There are still some energy names that I think investors can
buy at current levels. WPX Energy (WPX) is off slightly this morning after
missing the always highly accurate analyst estimates. The stock trades at just
70% of tangible book value and even after adjusting for the loss of value in
their Argentinian holders the actual asset value of the company is probably
higher than book at this point. Swift Energy (SFY) is still transitioning from
conventional shallow water oil and gas company to an unconventional production
company. The product mix has not shifter away from gas to oil and liquids as
fast as Wall street would like to see but they are making progress. In the
meantime you can buy the stock at just 50% of tangible book value.
Tellab (TLAB) is still seeing weakness in its business lines
as telecom spending remains very weak right now. The company is taking steps to
refocus their business and I like the fact that Third Avenue was able to put a
representative in the board last year.
The stock trades at $2.28 and they have $2.18 a share in cash as of the
end of the first quarter. They report earnings later today so it will be
interesting to see how the cash balances held up in the quarter. In the
meantime the stock is just too cheap not to own.

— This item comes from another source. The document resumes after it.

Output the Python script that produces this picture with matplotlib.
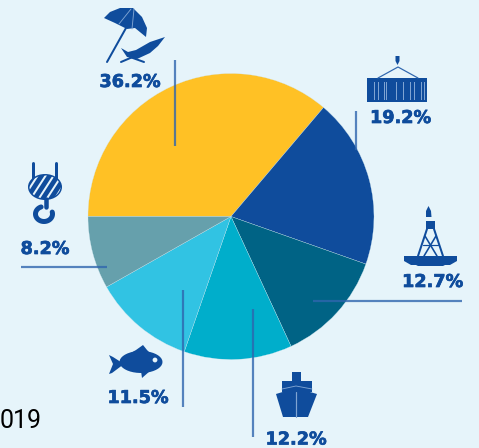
import numpy as np
import matplotlib
matplotlib.use("Agg")
import matplotlib.pyplot as plt
import matplotlib.patheffects as pe
from matplotlib.patches import Polygon, Circle, Ellipse, Rectangle

shares = [36.2, 19.2, 12.7, 12.2, 11.5, 8.2]
colors = ["#FFC125", "#0F4C9C", "#006385", "#00AECB", "#31C3E3", "#66A0AC"]
labels = ["36.2%", "19.2%", "12.7%", "12.2%", "11.5%", "8.2%"]
year_text = "019"

W, H = 479, 448
BG = "#E6F4FA"
BLUE = "#0F4C9C"
LINE = "#2F66AE"

fig = plt.figure(figsize=(W / 100, H / 100), dpi=100, facecolor=BG)
pax = fig.add_axes([0, 0, 1, 1], zorder=0)
pax.pie(shares, colors=colors, startangle=180, counterclock=False,
        center=(231, H - 216.5), radius=143,
        wedgeprops=dict(linewidth=0.2, edgecolor="#CFE6EE"), frame=True)
pax.set_xlim(0, W)
pax.set_ylim(0, H)
pax.axis("off")

ax = fig.add_axes([0, 0, 1, 1], zorder=1)
ax.set_xlim(0, W)
ax.set_ylim(H, 0)
ax.axis("off")
ax.patch.set_alpha(0)


def px(v):
    return v * 72 / 100


# leader lines
for (x0, y0, x1, y1) in [(175, 60, 175, 146), (356, 111, 356, 150), (313, 301.5, 462, 301.5),
                         (253, 309, 253, 437), (183, 290, 183, 407), (21, 267, 107, 267)]:
    ax.plot([x0, x1], [y0, y1], color=LINE, lw=px(2.2), alpha=0.8, solid_capstyle="butt")

# percentage labels
pos = [(130, 82), (400.5, 118), (432.5, 282), (296, 439.5), (138, 398), (45, 249)]
for s, (x, y) in zip(labels, pos):
    ax.text(x, y, s, color=BLUE, fontsize=12.7, fontweight="bold", ha="center", va="center",
            family="DejaVu Sans",
            path_effects=[pe.withStroke(linewidth=0.5, foreground=BLUE)])

ax.text(42, 421, year_text, color="black", fontsize=18, ha="right", va="center", family="Roboto")


def poly(pts, **k):
    k.setdefault("color", BLUE)
    k.setdefault("lw", 0)
    ax.add_patch(Polygon(pts, closed=True, **k))


def line(pts, w=1.5, c=BLUE):
    p = np.array(pts)
    ax.plot(p[:, 0], p[:, 1], color=c, lw=px(w), solid_capstyle="round")


# umbrella + deck chair
poly([(104, 18), (110, 12), (120, 8), (133, 8), (142, 17), (147, 28), (146, 37), (135, 28),
      (127, 29), (115, 23)])
line([(126, 28), (107, 62)], 2)
line([(131, 9), (119, 24)], 0.9, "#7FA4D2")
line([(134, 9), (132, 29)], 0.9, "#7FA4D2")
poly([(165, 37), (150, 42), (136, 50), (128, 52), (121, 48), (127, 57), (137, 59), (150, 53), (158, 46)])
line([(121, 62), (135, 56)], 2)
line([(130, 57), (144, 62)], 2)

# container
line([(378, 78), (398, 67), (418, 78)], 1.2, LINE)
poly([(395.5, 56), (399.5, 56), (399.5, 61), (397.5, 65), (395.5, 61)])
ax.add_patch(Rectangle((367, 78), 60, 24, color=BLUE, lw=0))
for x in [374, 378, 384, 386, 396, 403, 410, 414, 421, 424]:
    ax.plot([x, x], [82, 99], color="#7FA4D2", lw=px(1))

# offshore platform
poly([(426, 217), (426, 211), (428.5, 206), (431, 211), (431.5, 217)])
ax.add_patch(Rectangle((426, 221), 9, 8, color=BLUE, lw=0))
line([(427, 229), (418, 256)], 2)
line([(434, 229), (443, 256)], 2)
line([(425, 236), (437, 256)], 1.6)
line([(436, 236), (424, 256)], 1.6)
line([(423, 245), (438, 245)], 1.2)
poly([(404, 256), (457, 256), (457, 261), (450, 265), (445, 265), (443, 266), (418, 266),
      (416, 265), (411, 265), (404, 261)])

# ship
ax.add_patch(Rectangle((292, 372), 9, 9, color=BLUE, lw=0))
ax.add_patch(Rectangle((282, 381), 30, 11, color=BLUE, lw=0))
poly([(276, 394), (296, 388), (317, 394), (308, 417), (283, 417)])
line([(296.5, 392), (296.5, 417)], 1.2, "#7FA4D2")
line([(282, 389), (296, 386), (312, 389)], 0.9, "#7FA4D2")

# fish
th = np.linspace(0, 2 * np.pi, 40)
poly(list(zip(141 + 21.5 * np.cos(th), 362 + 11 * np.sin(th))))
poly([(127, 355), (136, 350), (143, 345), (147, 350), (153, 356)])
poly([(124, 364), (112, 373), (109, 374), (113, 364), (109, 355), (113, 357)])
poly([(141, 371), (142, 378), (150, 371)])
ax.add_patch(Circle((155, 360), 2.4, color=BG, lw=0))

# hook
line([(33, 163), (33, 180)], 3)
line([(56, 163), (56, 180)], 3)
ax.add_patch(Ellipse((45, 187), 34, 26, color=BLUE, lw=0))
clip = Ellipse((45, 187), 31, 23, transform=ax.transData)
for d in [-18, -10, -2, 6, 14, 22]:
    ln, = ax.plot([30 + d, 50 + d], [203, 172], color=BG, lw=px(2))
    ln.set_clip_path(clip)
t = np.radians(np.linspace(250, -15, 40))
ax.plot(44 + 8.5 * np.cos(t), 214 + 7.5 * np.sin(t), color=BLUE, lw=px(5), solid_capstyle="round")
line([(46, 199), (46, 207)], 4.5)

fig.savefig("out.png", dpi=100, facecolor=BG)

These are the stocks that have enough liquidity to mention
here on Real Money. About a dozen other non-bank stocks qualify but they are
tiny with market caps between $25 and $50 million and trade pretty much by appointment.
Given my concerns about the world and the markets I am focusing only on those
names that I consider safe and cheap enough to own through a period of high
volatility. I am willing ot add to all of them at lower prices if necessary.
Should the economy surprise me and catch fire I think they would explode higher
and more than offset my cautious positioning.